Here's my first glob top.  Got in a bunch of bottles I bought sight unseen for $10.   I'm almost sick with excitement.  It has a bunch of those pin head air holes!  I could not believe it when I found it at the bottom of the box right next to a broken [] bottle with Frostilla embossed on it.  I didn't know whether to whoop or cry!


----------



## BOTLDGR03 (Sep 30, 2005)

I would whoop! It is always awesome to find a first, and it will only get better. Great bottle. Hope many more comes your way.


----------



## thturk (Sep 30, 2005)

Thanks.  It's hard to find really good rare bottles in Wyoming.  We're a baby in the bottle world.


----------



## BottleArchaeologist (Oct 1, 2005)

nice looking ladies leg. Any embossing on the base? 

 BA


----------



## madman (Oct 1, 2005)

yo trish any ghost towns around there? you might do some research to see where old towns might have been, they usualy  dug huge pits in the small towns and there loaded with bottles , also look for cans or broken old glass on the surface mike


----------



## thturk (Oct 1, 2005)

Nothing on the bottom but a small round bumb.  Is that a pontil?  I love the way the air bubbles stretch as they go up the neck.  So cool!  
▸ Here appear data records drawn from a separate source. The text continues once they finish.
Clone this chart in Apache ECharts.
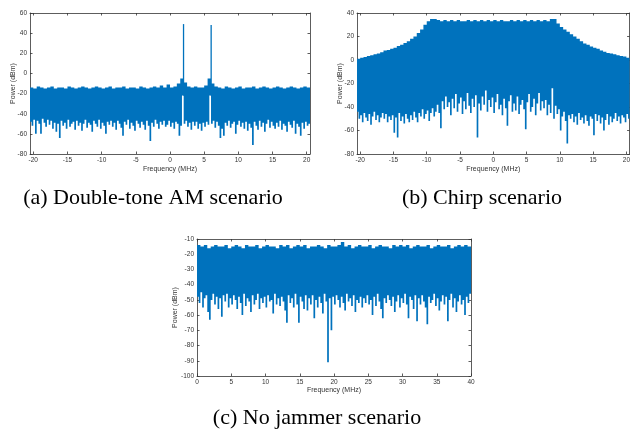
<!DOCTYPE html>
<html>
<head>
<meta charset="utf-8">
<script src="https://cdn.jsdelivr.net/npm/echarts@6/dist/echarts.min.js"></script>
<style>
html, body { margin: 0; padding: 0; background: #fff; }
#chart { width: 633px; height: 432px; }
</style>
</head>
<body>
<div id="chart"></div>
<script>
// spectra are stored as per-bin lows (0.25 MHz bins) and per-bin highs (0.5 MHz bins)
const binStep = 0.25;

// (a) double-tone AM, bins from -20.5 MHz
const amStart = -20.5;
const amLow = [
  -48,-52,-46,-60,-47,-50,-60,-45,-49,-53,-46,-51,-47,-55,-49,-58,
  -50,-64,-47,-52,-49,-55,-46,-53,-50,-48,-56,-47,-52,-49,-57,-50,
  -46,-54,-49,-51,-58,-47,-50,-53,-46,-55,-49,-52,-60,-48,-51,-47,
  -53,-49,-56,-47,-50,-54,-62,-48,-51,-46,-55,-49,-52,-57,-47,-50,
  -54,-48,-51,-56,-47,-52,-67,-49,-53,-46,-50,-55,-48,-51,-47,-53,
  -51,-47,-53,-49,-55,-48,-50,-62,-52,-22,-50,-47,-53,-49,-56,-48,
  -52,-48,-55,-50,-57,-49,-53,-48,-51,-22,-50,-47,-54,-48,-52,-64,
  -55,-62,-49,-52,-47,-54,-50,-48,-60,-51,-47,-53,-49,-55,-48,-57,
  -50,-54,-71,-48,-52,-56,-47,-53,-49,-58,-50,-46,-54,-48,-52,-55,
  -49,-53,-47,-56,-50,-52,-58,-48,-51,-54,-47,-60,-50,-53,-62,-49,
  -55,-48,-52,-50
];
const amHigh = [
  -14,-15,-13,-14,-15,-14,-13,-15,-14,-14,
  -15,-13,-14,-15,-14,-13,-14,-15,-14,-13,
  -14,-15,-14,-13,-15,-14,-14,-13,-15,-14,
  -14,-15,-13,-14,-15,-14,-13,-14,-12,-14,
  -11,-14,-13,-10,-5,-9,-13,-14,-13,-14,
  -14,-12,-5,-10,-13,-14,-15,-13,-14,-15,
  -14,-13,-15,-14,-14,-13,-15,-14,-13,-14,
  -15,-14,-13,-14,-15,-14,-13,-14,-15,-14,
  -13,-14
];
const toneFreq = [1.98, 6.02];
const tonePeak = [49, 48];
const toneFloor = [-22, -22];

// (b) chirp
const chirpStart = -20.5;
const chirpLow = [
  -44,-50,-47,-53,-45,-49,-52,-46,-55,-48,-44,-51,-47,-53,-49,-45,
  -50,-46,-53,-48,-51,-47,-62,-49,-66,-45,-52,-48,-54,-46,-50,-53,
  -47,-51,-44,-49,-53,-45,-48,-42,-50,-46,-43,-52,-45,-41,-48,-44,
  -38,-45,-58,-35,-42,-31,-40,-36,-47,-33,-41,-29,-44,-37,-32,-46,
  -35,-42,-28,-39,-45,-33,-40,-30,-66,-37,-43,-31,-38,-26,-44,-34,
  -40,-32,-45,-36,-29,-42,-38,-47,-33,-41,-56,-35,-30,-44,-37,-43,
  -31,-46,-38,-34,-42,-59,-36,-29,-44,-40,-33,-47,-37,-28,-43,-35,
  -41,-34,-47,-38,-45,-24,-50,-39,-46,-42,-60,-48,-44,-52,-71,-47,
  -50,-46,-53,-48,-55,-45,-51,-49,-54,-47,-52,-56,-48,-50,-64,-46,
  -52,-47,-54,-49,-60,-51,-46,-55,-48,-53,-50,-45,-52,-48,-54,-47,
  -49,-53,-46,-50
];
const chirpHigh = [
  1,2,2.5,3.5,4,5,5.5,6.5,8,8.5,
  9.5,10.5,12,13,14.5,16,18,20,23,26,
  30,33,35,35,34,33,34,33,34,33,
  34,33,33,34,33,34,33,34,33,34,
  33,34,33,34,33,33,34,33,34,33,
  34,33,34,33,34,33,34,33,35,35,
  31,28,26,24,22,20,18,16,14,13,
  11.5,10.5,9.5,8,7,6,5.5,5,4,3.5,
  3,2
];

// (c) no jammer, bins from 0 MHz
const quietStart = 0;
const quietLow = [
  -48,-52,-45,-55,-49,-47,-58,-63,-50,-46,-53,-48,-56,-49,-61,-47,
  -51,-46,-55,-49,-53,-47,-50,-56,-48,-52,-60,-46,-54,-49,-51,-58,
  -47,-53,-50,-46,-56,-49,-52,-48,-55,-47,-51,-50,-59,-46,-53,-49,
  -54,-48,-51,-57,-65,-47,-52,-49,-55,-46,-53,-65,-48,-51,-56,-47,
  -57,-49,-53,-47,-62,-50,-55,-48,-52,-59,-46,-51,-91,-49,-70,-48,
  -53,-47,-50,-55,-48,-52,-57,-46,-51,-49,-54,-47,-58,-50,-52,-48,
  -55,-49,-52,-47,-53,-50,-60,-48,-54,-46,-51,-56,-62,-49,-52,-47,
  -50,-54,-48,-58,-51,-47,-55,-49,-52,-46,-53,-62,-48,-50,-56,-47,
  -64,-49,-53,-47,-51,-55,-66,-48,-52,-50,-46,-54,-49,-57,-51,-47,
  -53,-48,-64,-50,-46,-55,-49,-58,-51,-47,-53,-50,-60,-48,-52,-46
];
const quietHigh = [
  -14,-15,-14,-16,-15,-14,-15,-15,-14,-16,
  -15,-14,-15,-16,-14,-15,-15,-14,-16,-15,
  -14,-15,-15,-16,-14,-15,-14,-16,-15,-14,
  -15,-14,-16,-15,-15,-14,-15,-16,-14,-15,
  -15,-14,-12,-15,-14,-16,-15,-14,-15,-15,
  -14,-16,-15,-14,-15,-15,-16,-14,-15,-14,
  -15,-14,-16,-15,-14,-15,-15,-14,-16,-15,
  -14,-15,-15,-14,-16,-15,-14,-15,-14,-15
];

// tick labels
const freqTicksAB = [-20, -15, -10, -5, 0, 5, 10, 15, 20];
const freqTicksC = [0, 5, 10, 15, 20, 25, 30, 35, 40];
const amYTicks = [-80, -60, -40, -20, 0, 20, 40, 60];
const chirpYTicks = [-80, -60, -40, -20, 0, 20, 40];
const quietYTicks = [-100, -90, -80, -70, -60, -50, -40, -30, -20, -10];

const captions = ['(a) Double-tone AM scenario', '(b) Chirp scenario', '(c) No jammer scenario'];

const BLUE = '#0072bd';
const AXIS = '#333333';
const SANS = 'Liberation Sans';

function bandData(start, low, high) {
  return low.map((v, i) => [start + (i + 0.5) * binStep, v, high[Math.floor(i / 2)]]);
}

// the whole band is one stepped polygon: highs left->right, lows right->left
function bandRenderer(data, xMin, xMax) {
  return function (params, api) {
    if (params.dataIndex !== 0) return null;
    const half = binStep / 2;
    const clampX = v => Math.min(xMax, Math.max(xMin, v));
    const pts = [];
    data.forEach(d => {
      pts.push(api.coord([clampX(d[0] - half), d[2]]));
      pts.push(api.coord([clampX(d[0] + half), d[2]]));
    });
    for (let i = data.length - 1; i >= 0; i--) {
      const d = data[i];
      pts.push(api.coord([clampX(d[0] + half), d[1]]));
      pts.push(api.coord([clampX(d[0] - half), d[1]]));
    }
    return { type: 'polygon', shape: { points: pts }, style: { fill: BLUE } };
  };
}

function renderTone(params, api) {
  const top = api.coord([api.value(0), api.value(2)]);
  const bot = api.coord([api.value(0), api.value(1)]);
  return { type: 'rect', shape: { x: top[0] - 0.65, y: top[1], width: 1.3, height: bot[1] - top[1] }, style: { fill: BLUE } };
}

function xAxes(grid, min, max, ticks, nameGap) {
  const base = {
    gridIndex: grid, type: 'value', min: min, max: max,
    splitLine: { show: false },
    axisLine: { show: true, onZero: false, lineStyle: { color: AXIS, width: 0.8 } },
    axisTick: { show: true, inside: true, length: 2.5, customValues: ticks, lineStyle: { color: AXIS, width: 0.8 } }
  };
  return [
    Object.assign({}, base, {
      position: 'bottom',
      name: 'Frequency (MHz)', nameLocation: 'middle', nameGap: nameGap, nameMoveOverlap: false,
      nameTextStyle: { fontSize: 7, color: AXIS, fontFamily: SANS },
      axisLabel: { customValues: ticks, fontSize: 6.5, color: AXIS, margin: 3, fontFamily: SANS }
    }),
    Object.assign({}, base, { position: 'top', axisLabel: { show: false } })
  ];
}

function yAxes(grid, min, max, ticks, nameGap) {
  const base = {
    gridIndex: grid, type: 'value', min: min, max: max,
    splitLine: { show: false },
    axisLine: { show: true, onZero: false, lineStyle: { color: AXIS, width: 0.8 } },
    axisTick: { show: true, inside: true, length: 2.5, customValues: ticks, lineStyle: { color: AXIS, width: 0.8 } }
  };
  return [
    Object.assign({}, base, {
      position: 'left',
      name: 'Power (dBm)', nameLocation: 'middle', nameGap: nameGap, nameMoveOverlap: false,
      nameTextStyle: { fontSize: 7, color: AXIS, fontFamily: SANS },
      axisLabel: { customValues: ticks, fontSize: 6.5, color: AXIS, margin: 3, fontFamily: SANS }
    }),
    Object.assign({}, base, { position: 'right', axisLabel: { show: false } })
  ];
}

const amData = bandData(amStart, amLow, amHigh);
const chirpData = bandData(chirpStart, chirpLow, chirpHigh);
const quietData = bandData(quietStart, quietLow, quietHigh);

const chart = echarts.init(document.getElementById('chart'), null, { renderer: 'canvas' });

const captionStyle = { align: 'center', verticalAlign: 'middle', fontSize: 22, fontFamily: 'Liberation Serif', fill: '#000' };

const option = {
  animation: false,
  backgroundColor: '#fff',
  grid: [
    { left: 30, top: 13, width: 280, height: 141 },
    { left: 357, top: 13, width: 279, height: 141 },
    { left: 197, top: 239, width: 274, height: 137 }
  ],
  xAxis: [].concat(
    xAxes(0, -20.48, 20.48, freqTicksAB, 12),
    xAxes(1, -20.48, 20.48, freqTicksAB, 12),
    xAxes(2, 0, 40, freqTicksC, 11)
  ),
  yAxis: [].concat(
    yAxes(0, -80, 60, amYTicks, 13.5),
    yAxes(1, -80, 40, chirpYTicks, 13.5),
    yAxes(2, -100, -10, quietYTicks, 18.5)
  ),
  series: [
    { type: 'custom', xAxisIndex: 0, yAxisIndex: 0, renderItem: bandRenderer(amData, -20.48, 20.48), data: amData },
    { type: 'custom', xAxisIndex: 0, yAxisIndex: 0, renderItem: renderTone,
      data: toneFreq.map((f, i) => [f, toneFloor[i], tonePeak[i]]) },
    { type: 'custom', xAxisIndex: 2, yAxisIndex: 2, renderItem: bandRenderer(chirpData, -20.48, 20.48), data: chirpData },
    { type: 'custom', xAxisIndex: 4, yAxisIndex: 4, renderItem: bandRenderer(quietData, 0, 40), data: quietData }
  ],
  graphic: [
    { type: 'text', x: 153, y: 198, style: Object.assign({ text: captions[0] }, captionStyle) },
    { type: 'text', x: 482, y: 198, style: Object.assign({ text: captions[1] }, captionStyle) },
    { type: 'text', x: 317, y: 418, style: Object.assign({ text: captions[2] }, captionStyle) }
  ]
};

chart.setOption(option);
</script>
</body>
</html>
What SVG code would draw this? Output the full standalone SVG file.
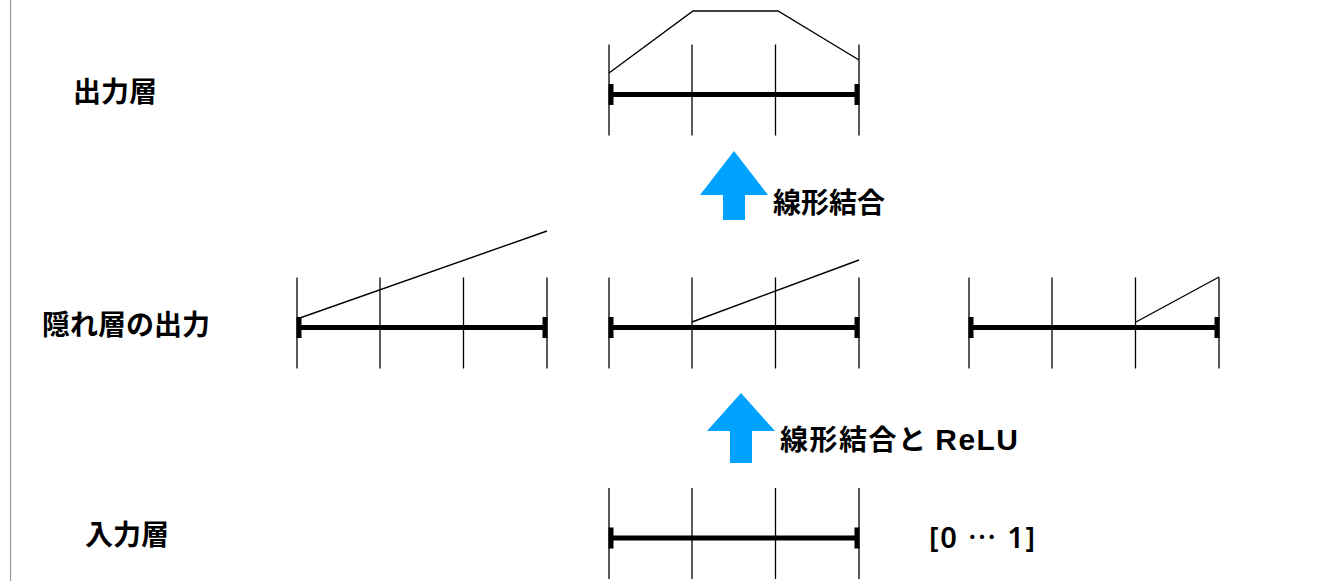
<svg xmlns="http://www.w3.org/2000/svg" width="1339" height="581" viewBox="0 0 1339 581">
<style>
.tick{stroke:#000;stroke-width:1.3;fill:none}
.axis{stroke:#000;stroke-width:5;fill:none}
.cap{fill:#000}
.plot{stroke:#000;stroke-width:1.4;fill:none;stroke-linejoin:miter}
.lbl{font-family:"Noto Sans CJK JP","Noto Sans",sans-serif;font-weight:bold;font-size:28px;fill:#000}
.lat{font-family:"Liberation Sans",Arial,sans-serif;font-weight:bold;font-size:30px}
.arrow{fill:#00A2FF}
</style>
<defs>
<g id="axis">
<line class="tick" x1="0" y1="-50" x2="0" y2="41"/>
<line class="tick" x1="83" y1="-50" x2="83" y2="41"/>
<line class="tick" x1="166.5" y1="-50" x2="166.5" y2="41"/>
<line class="tick" x1="250" y1="-50" x2="250" y2="41"/>
<line class="axis" x1="2" y1="0" x2="248" y2="0"/>
<rect class="cap" x="-0.5" y="-10.5" width="5" height="21"/>
<rect class="cap" x="245.5" y="-10.5" width="5" height="21"/>
</g>
</defs>
<line x1="10.5" y1="0" x2="10.5" y2="581" stroke="#999" stroke-width="1.2"/>
<g id="output-layer">
<use href="#axis" x="609" y="94.5"/>
<polyline class="plot" points="609,73 693,11 778,11 859,60"/>
<text class="lbl" x="73" y="102">出力層</text>
</g>
<g id="hidden-layer">
<use href="#axis" x="297" y="327.5"/>
<polyline class="plot" points="297,319 547,231"/>
<use href="#axis" x="609" y="327.5"/>
<polyline class="plot" points="692,322 859,260"/>
<use href="#axis" x="969" y="327.5"/>
<polyline class="plot" points="1136,322 1219,277"/>
<text class="lbl" x="42" y="335">隠れ層の出力</text>
</g>
<g id="input-layer">
<use href="#axis" x="609" y="538"/>
<text class="lbl" x="85" y="545">入力層</text>
<text x="929" y="548" textLength="106" lengthAdjust="spacing" font-family="'Noto Sans','Noto Sans CJK JP',sans-serif" font-weight="600" font-size="29" fill="#000">[0 <tspan font-family="'Noto Sans CJK JP',sans-serif" font-weight="500">…</tspan> 1]</text>
</g>
<g id="connectors">
<polygon class="arrow" points="734,151 768,195 745,195 745,220 723,220 723,195 700,195"/>
<text class="lbl" x="773" y="213">線形結合</text>
<polygon class="arrow" points="741,393 775,431 752,431 752,463 730,463 730,431 707,431"/>
<text class="lbl" x="780" y="450" textLength="238" lengthAdjust="spacing">線形結合と <tspan class="lat">ReLU</tspan></text>
</g>
</svg>
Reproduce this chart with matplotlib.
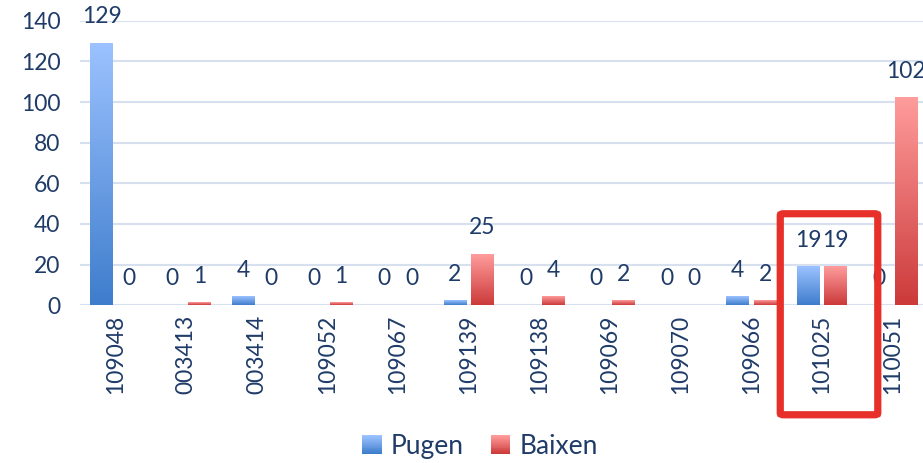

 Kaycee, itself is really old.  (Johnson County Cattle War site.)  But you guys have history!!  I wish old beer bottles and screw cap whiskey bottles had worth , I could corner the market!  [&:]


----------



## madman (Oct 2, 2005)

dang any i thought i had it bad? save those embossed beers mike


----------



## BOTLDGR03 (Oct 11, 2005)

I am sending O.T. Digger some bottles, trying to thin out my collection. I was wondering if you would like the same. If you would pay for the shipping, I will send you approx. 100 bottles, 90% of them embossed and different, and 60-70% blown in mold. Shipping for his was about $10. This will be a collection in it's own. Just thought I would ask. It would be like opening 100 little Christmas presents, because you never know what will be inside, and I guarantee you will like then. Robert


----------



## thturk (Oct 11, 2005)

Sent you an email.  I hope you got it.  Yes!  Yes!!  Yes!!!  []  Absolutely!  Can't wait to hear from you!

 Trish


----------



## O.T. digger (Oct 11, 2005)

I havn't got mine yet but I believe Robert probably sent me some great bottles and will probably send you some great ones to, its great inspiration.


----------